▸ **What to produce**:
Output every line of the material exactly, omitting images.

▸ **Data shown**:
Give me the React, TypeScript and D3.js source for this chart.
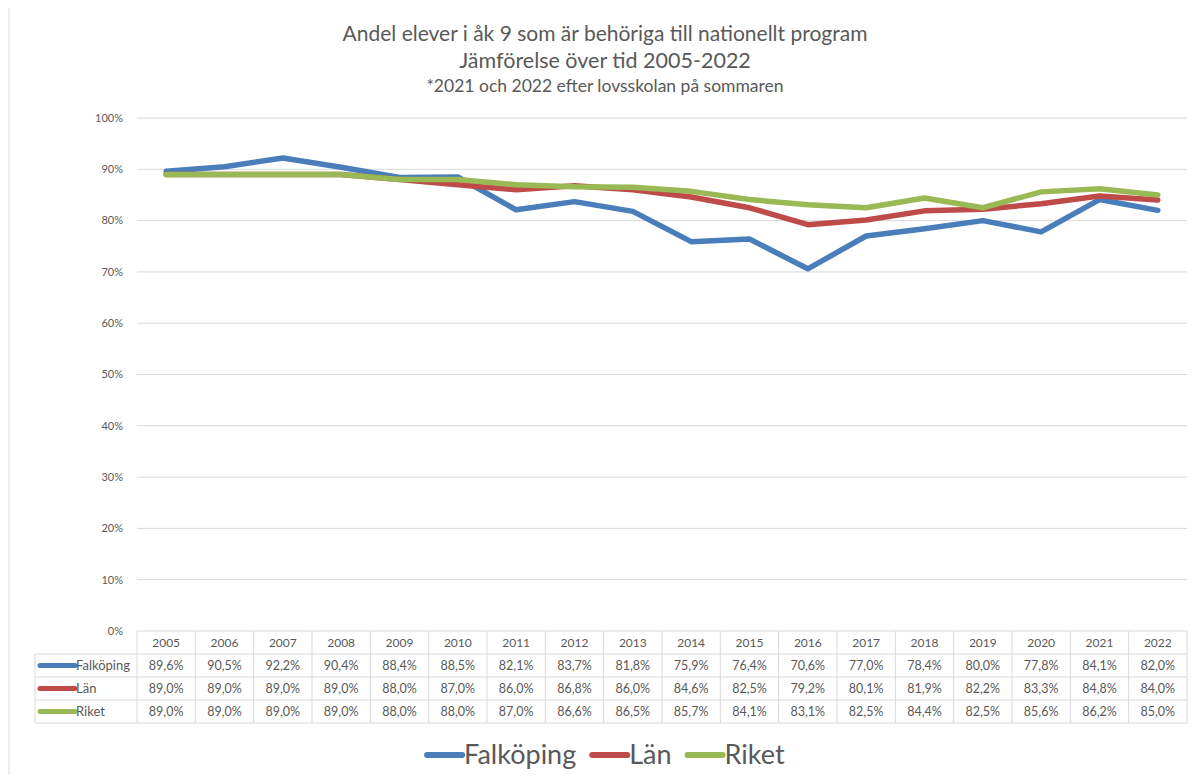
import { useRef, useEffect } from 'react';
import * as d3 from 'd3';

const years = ['2005', '2006', '2007', '2008', '2009', '2010', '2011', '2012', '2013', '2014', '2015', '2016', '2017', '2018', '2019', '2020', '2021', '2022'];
const falkoping = [89.6, 90.5, 92.2, 90.4, 88.4, 88.5, 82.1, 83.7, 81.8, 75.9, 76.4, 70.6, 77.0, 78.4, 80.0, 77.8, 84.1, 82.0];
const lan = [89.0, 89.0, 89.0, 89.0, 88.0, 87.0, 86.0, 86.8, 86.0, 84.6, 82.5, 79.2, 80.1, 81.9, 82.2, 83.3, 84.8, 84.0];
const riket = [89.0, 89.0, 89.0, 89.0, 88.0, 88.0, 87.0, 86.6, 86.5, 85.7, 84.1, 83.1, 82.5, 84.4, 82.5, 85.6, 86.2, 85.0];
const yTicks = [0, 10, 20, 30, 40, 50, 60, 70, 80, 90, 100];

const series = [
  { name: 'Falköping', values: falkoping, color: '#4a7ebb' },
  { name: 'Län', values: lan, color: '#be4b48' },
  { name: 'Riket', values: riket, color: '#98b954' },
];

const FONT = 'Lato, "Open Sans", sans-serif';
const TEXT = '#595959';

export default function App() {
  const svgRef = useRef<SVGSVGElement>(null);

  useEffect(() => {
    if (!svgRef.current) return;
    const width = 1198;
    const height = 783;
    const svg = d3.select(svgRef.current);
    svg.selectAll('*').remove();

    svg.append('rect').attr('width', width).attr('height', height).attr('fill', '#fff');
    // outer frame
    svg
      .append('rect')
      .attr('x', 9)
      .attr('y', 5)
      .attr('width', width + 10)
      .attr('height', height + 10)
      .attr('fill', 'none')
      .attr('stroke', '#e8e8e8')
      .attr('stroke-width', 1.5);

    const plot = { left: 137, right: 1187, top: 118, bottom: 631 };

    const x = d3.scaleBand().domain(years).range([plot.left, plot.right]);
    const y = d3.scaleLinear().domain([0, 100]).range([plot.bottom, plot.top]);

    // Title
    const titles = [
      { text: 'Andel elever i åk 9 som är behöriga till nationellt program', y: 41, size: 21 },
      { text: 'Jämförelse över tid 2005-2022', y: 68, size: 21.5 },
      { text: '*2021 och 2022 efter lovsskolan på sommaren', y: 92, size: 17.5 },
    ];
    titles.forEach((t) => {
      svg
        .append('text')
        .attr('x', 605)
        .attr('y', t.y)
        .attr('text-anchor', 'middle')
        .attr('fill', TEXT)
        .attr('font-family', FONT)
        .attr('font-size', t.size)
        .text(t.text);
    });

    // Grid + y ticks
    const grid = svg.append('g');
    yTicks.forEach((t) => {
      if (t > 0) {
        grid
          .append('line')
          .attr('x1', plot.left)
          .attr('x2', plot.right)
          .attr('y1', y(t))
          .attr('y2', y(t))
          .attr('stroke', '#d9d9d9')
          .attr('stroke-width', 1);
      }
      grid
        .append('text')
        .attr('x', 123)
        .attr('y', y(t))
        .attr('dy', '0.35em')
        .attr('text-anchor', 'end')
        .attr('fill', TEXT)
        .attr('font-family', FONT)
        .attr('font-size', 11)
        .text(`${t}%`);
    });

    // Lines
    const line = d3
      .line<number>()
      .x((_, i) => (x(years[i]) || 0) + x.bandwidth() / 2)
      .y((d) => y(d));

    series.forEach((s) => {
      svg
        .append('path')
        .datum(s.values)
        .attr('d', line)
        .attr('fill', 'none')
        .attr('stroke', s.color)
        .attr('stroke-width', 5.5)
        .attr('stroke-linejoin', 'round')
        .attr('stroke-linecap', 'round');
    });

    // Data table
    const rowH = 23;
    const tableTop = plot.bottom;
    const labelLeft = 35;
    const tbl = svg.append('g');
    const border = '#d9d9d9';

    // header row
    tbl
      .append('line')
      .attr('x1', plot.left)
      .attr('x2', plot.right)
      .attr('y1', tableTop)
      .attr('y2', tableTop)
      .attr('stroke', border);
    // row lines
    for (let r = 1; r <= 4; r++) {
      tbl
        .append('line')
        .attr('x1', labelLeft)
        .attr('x2', plot.right)
        .attr('y1', tableTop + r * rowH)
        .attr('y2', tableTop + r * rowH)
        .attr('stroke', border);
    }
    // vertical lines
    tbl
      .append('line')
      .attr('x1', labelLeft)
      .attr('x2', labelLeft)
      .attr('y1', tableTop + rowH)
      .attr('y2', tableTop + 4 * rowH)
      .attr('stroke', border);
    years.forEach((yr) => {
      const xx = x(yr) || 0;
      tbl
        .append('line')
        .attr('x1', xx)
        .attr('x2', xx)
        .attr('y1', tableTop)
        .attr('y2', tableTop + 4 * rowH)
        .attr('stroke', border);
    });
    tbl
      .append('line')
      .attr('x1', plot.right)
      .attr('x2', plot.right)
      .attr('y1', tableTop)
      .attr('y2', tableTop + 4 * rowH)
      .attr('stroke', border);

    // header text
    years.forEach((yr) => {
      tbl
        .append('text')
        .attr('x', (x(yr) || 0) + x.bandwidth() / 2)
        .attr('y', tableTop + rowH / 2)
        .attr('dy', '0.35em')
        .attr('text-anchor', 'middle')
        .attr('fill', TEXT)
        .attr('font-family', FONT)
        .attr('font-size', 12)
        .text(yr);
    });

    const fmt = (v: number) => d3.format('.1f')(v).replace('.', ',') + '%';

    series.forEach((s, r) => {
      const cy = tableTop + rowH * (r + 1) + rowH / 2;
      tbl
        .append('line')
        .attr('x1', 40)
        .attr('x2', 75)
        .attr('y1', cy)
        .attr('y2', cy)
        .attr('stroke', s.color)
        .attr('stroke-width', 5)
        .attr('stroke-linecap', 'round');
      tbl
        .append('text')
        .attr('x', 76)
        .attr('y', cy)
        .attr('dy', '0.35em')
        .attr('fill', TEXT)
        .attr('font-family', FONT)
        .attr('font-size', 13)
        .text(s.name);
      s.values.forEach((v, i) => {
        tbl
          .append('text')
          .attr('x', (x(years[i]) || 0) + x.bandwidth() / 2)
          .attr('y', cy)
          .attr('dy', '0.35em')
          .attr('text-anchor', 'middle')
          .attr('fill', TEXT)
          .attr('font-family', FONT)
          .attr('font-size', 12.5)
          .text(fmt(v));
      });
    });

    // Legend
    const legend = svg.append('g');
    const legendY = 755;
    const items = legend
      .selectAll('g')
      .data(series)
      .join('g');
    items
      .append('line')
      .attr('x1', 0)
      .attr('x2', 35)
      .attr('y1', 0)
      .attr('y2', 0)
      .attr('stroke', (d) => d.color)
      .attr('stroke-width', 6)
      .attr('stroke-linecap', 'round');
    items
      .append('text')
      .attr('x', 37)
      .attr('y', 0)
      .attr('dy', '0.35em')
      .attr('fill', TEXT)
      .attr('font-family', FONT)
      .attr('font-size', 27)
      .text((d) => d.name);

    // position legend items sequentially, centered
    const gap = 16;
    const widths: number[] = [];
    items.each(function () {
      widths.push((this as SVGGElement).getBBox().width);
    });
    const total = d3.sum(widths) + gap * (widths.length - 1);
    let cx = 606 - total / 2;
    items.each(function (_, i) {
      d3.select(this).attr('transform', `translate(${cx}, ${legendY})`);
      cx += widths[i] + gap;
    });
  }, []);

  return <svg ref={svgRef} width={1198} height={783} style={{ display: 'block', margin: -8 }} />;
}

▸ **Final result**:
Give me the React, TypeScript and D3.js source for this chart.
import { useRef, useEffect } from 'react';
import * as d3 from 'd3';

const years = ['2005', '2006', '2007', '2008', '2009', '2010', '2011', '2012', '2013', '2014', '2015', '2016', '2017', '2018', '2019', '2020', '2021', '2022'];
const falkoping = [89.6, 90.5, 92.2, 90.4, 88.4, 88.5, 82.1, 83.7, 81.8, 75.9, 76.4, 70.6, 77.0, 78.4, 80.0, 77.8, 84.1, 82.0];
const lan = [89.0, 89.0, 89.0, 89.0, 88.0, 87.0, 86.0, 86.8, 86.0, 84.6, 82.5, 79.2, 80.1, 81.9, 82.2, 83.3, 84.8, 84.0];
const riket = [89.0, 89.0, 89.0, 89.0, 88.0, 88.0, 87.0, 86.6, 86.5, 85.7, 84.1, 83.1, 82.5, 84.4, 82.5, 85.6, 86.2, 85.0];
const yTicks = [0, 10, 20, 30, 40, 50, 60, 70, 80, 90, 100];

const series = [
  { name: 'Falköping', values: falkoping, color: '#4a7ebb' },
  { name: 'Län', values: lan, color: '#be4b48' },
  { name: 'Riket', values: riket, color: '#98b954' },
];

const FONT = 'Lato, "Open Sans", sans-serif';
const TEXT = '#595959';

export default function App() {
  const svgRef = useRef<SVGSVGElement>(null);

  useEffect(() => {
    if (!svgRef.current) return;
    const width = 1198;
    const height = 783;
    const svg = d3.select(svgRef.current);
    svg.selectAll('*').remove();

    svg.append('rect').attr('width', width).attr('height', height).attr('fill', '#fff');
    // outer frame
    svg
      .append('rect')
      .attr('x', 9)
      .attr('y', 5)
      .attr('width', width + 10)
      .attr('height', height + 10)
      .attr('fill', 'none')
      .attr('stroke', '#e8e8e8')
      .attr('stroke-width', 1.5);

    const plot = { left: 137, right: 1187, top: 118, bottom: 631 };

    const x = d3.scaleBand().domain(years).range([plot.left, plot.right]);
    const y = d3.scaleLinear().domain([0, 100]).range([plot.bottom, plot.top]);

    // Title
    const titles = [
      { text: 'Andel elever i åk 9 som är behöriga till nationellt program', y: 41, size: 21 },
      { text: 'Jämförelse över tid 2005-2022', y: 68, size: 21.5 },
      { text: '*2021 och 2022 efter lovsskolan på sommaren', y: 92, size: 17.5 },
    ];
    titles.forEach((t) => {
      svg
        .append('text')
        .attr('x', 605)
        .attr('y', t.y)
        .attr('text-anchor', 'middle')
        .attr('fill', TEXT)
        .attr('font-family', FONT)
        .attr('font-size', t.size)
        .text(t.text);
    });

    // Grid + y ticks
    const grid = svg.append('g');
    yTicks.forEach((t) => {
      if (t > 0) {
        grid
          .append('line')
          .attr('x1', plot.left)
          .attr('x2', plot.right)
          .attr('y1', y(t))
          .attr('y2', y(t))
          .attr('stroke', '#d9d9d9')
          .attr('stroke-width', 1);
      }
      grid
        .append('text')
        .attr('x', 123)
        .attr('y', y(t))
        .attr('dy', '0.35em')
        .attr('text-anchor', 'end')
        .attr('fill', TEXT)
        .attr('font-family', FONT)
        .attr('font-size', 11)
        .text(`${t}%`);
    });

    // Lines
    const line = d3
      .line<number>()
      .x((_, i) => (x(years[i]) || 0) + x.bandwidth() / 2)
      .y((d) => y(d));

    series.forEach((s) => {
      svg
        .append('path')
        .datum(s.values)
        .attr('d', line)
        .attr('fill', 'none')
        .attr('stroke', s.color)
        .attr('stroke-width', 5.5)
        .attr('stroke-linejoin', 'round')
        .attr('stroke-linecap', 'round');
    });

    // Data table
    const rowH = 23;
    const tableTop = plot.bottom;
    const labelLeft = 35;
    const tbl = svg.append('g');
    const border = '#d9d9d9';

    // header row
    tbl
      .append('line')
      .attr('x1', plot.left)
      .attr('x2', plot.right)
      .attr('y1', tableTop)
      .attr('y2', tableTop)
      .attr('stroke', border);
    // row lines
    for (let r = 1; r <= 4; r++) {
      tbl
        .append('line')
        .attr('x1', labelLeft)
        .attr('x2', plot.right)
        .attr('y1', tableTop + r * rowH)
        .attr('y2', tableTop + r * rowH)
        .attr('stroke', border);
    }
    // vertical lines
    tbl
      .append('line')
      .attr('x1', labelLeft)
      .attr('x2', labelLeft)
      .attr('y1', tableTop + rowH)
      .attr('y2', tableTop + 4 * rowH)
      .attr('stroke', border);
    years.forEach((yr) => {
      const xx = x(yr) || 0;
      tbl
        .append('line')
        .attr('x1', xx)
        .attr('x2', xx)
        .attr('y1', tableTop)
        .attr('y2', tableTop + 4 * rowH)
        .attr('stroke', border);
    });
    tbl
      .append('line')
      .attr('x1', plot.right)
      .attr('x2', plot.right)
      .attr('y1', tableTop)
      .attr('y2', tableTop + 4 * rowH)
      .attr('stroke', border);

    // header text
    years.forEach((yr) => {
      tbl
        .append('text')
        .attr('x', (x(yr) || 0) + x.bandwidth() / 2)
        .attr('y', tableTop + rowH / 2)
        .attr('dy', '0.35em')
        .attr('text-anchor', 'middle')
        .attr('fill', TEXT)
        .attr('font-family', FONT)
        .attr('font-size', 12)
        .text(yr);
    });

    const fmt = (v: number) => d3.format('.1f')(v).replace('.', ',') + '%';

    series.forEach((s, r) => {
      const cy = tableTop + rowH * (r + 1) + rowH / 2;
      tbl
        .append('line')
        .attr('x1', 40)
        .attr('x2', 75)
        .attr('y1', cy)
        .attr('y2', cy)
        .attr('stroke', s.color)
        .attr('stroke-width', 5)
        .attr('stroke-linecap', 'round');
      tbl
        .append('text')
        .attr('x', 76)
        .attr('y', cy)
        .attr('dy', '0.35em')
        .attr('fill', TEXT)
        .attr('font-family', FONT)
        .attr('font-size', 13)
        .text(s.name);
      s.values.forEach((v, i) => {
        tbl
          .append('text')
          .attr('x', (x(years[i]) || 0) + x.bandwidth() / 2)
          .attr('y', cy)
          .attr('dy', '0.35em')
          .attr('text-anchor', 'middle')
          .attr('fill', TEXT)
          .attr('font-family', FONT)
          .attr('font-size', 12.5)
          .text(fmt(v));
      });
    });

    // Legend
    const legend = svg.append('g');
    const legendY = 755;
    const items = legend
      .selectAll('g')
      .data(series)
      .join('g');
    items
      .append('line')
      .attr('x1', 0)
      .attr('x2', 35)
      .attr('y1', 0)
      .attr('y2', 0)
      .attr('stroke', (d) => d.color)
      .attr('stroke-width', 6)
      .attr('stroke-linecap', 'round');
    items
      .append('text')
      .attr('x', 37)
      .attr('y', 0)
      .attr('dy', '0.35em')
      .attr('fill', TEXT)
      .attr('font-family', FONT)
      .attr('font-size', 27)
      .text((d) => d.name);

    // position legend items sequentially, centered
    const gap = 16;
    const widths: number[] = [];
    items.each(function () {
      widths.push((this as SVGGElement).getBBox().width);
    });
    const total = d3.sum(widths) + gap * (widths.length - 1);
    let cx = 606 - total / 2;
    items.each(function (_, i) {
      d3.select(this).attr('transform', `translate(${cx}, ${legendY})`);
      cx += widths[i] + gap;
    });
  }, []);

  return <svg ref={svgRef} width={1198} height={783} style={{ display: 'block', margin: -8 }} />;
}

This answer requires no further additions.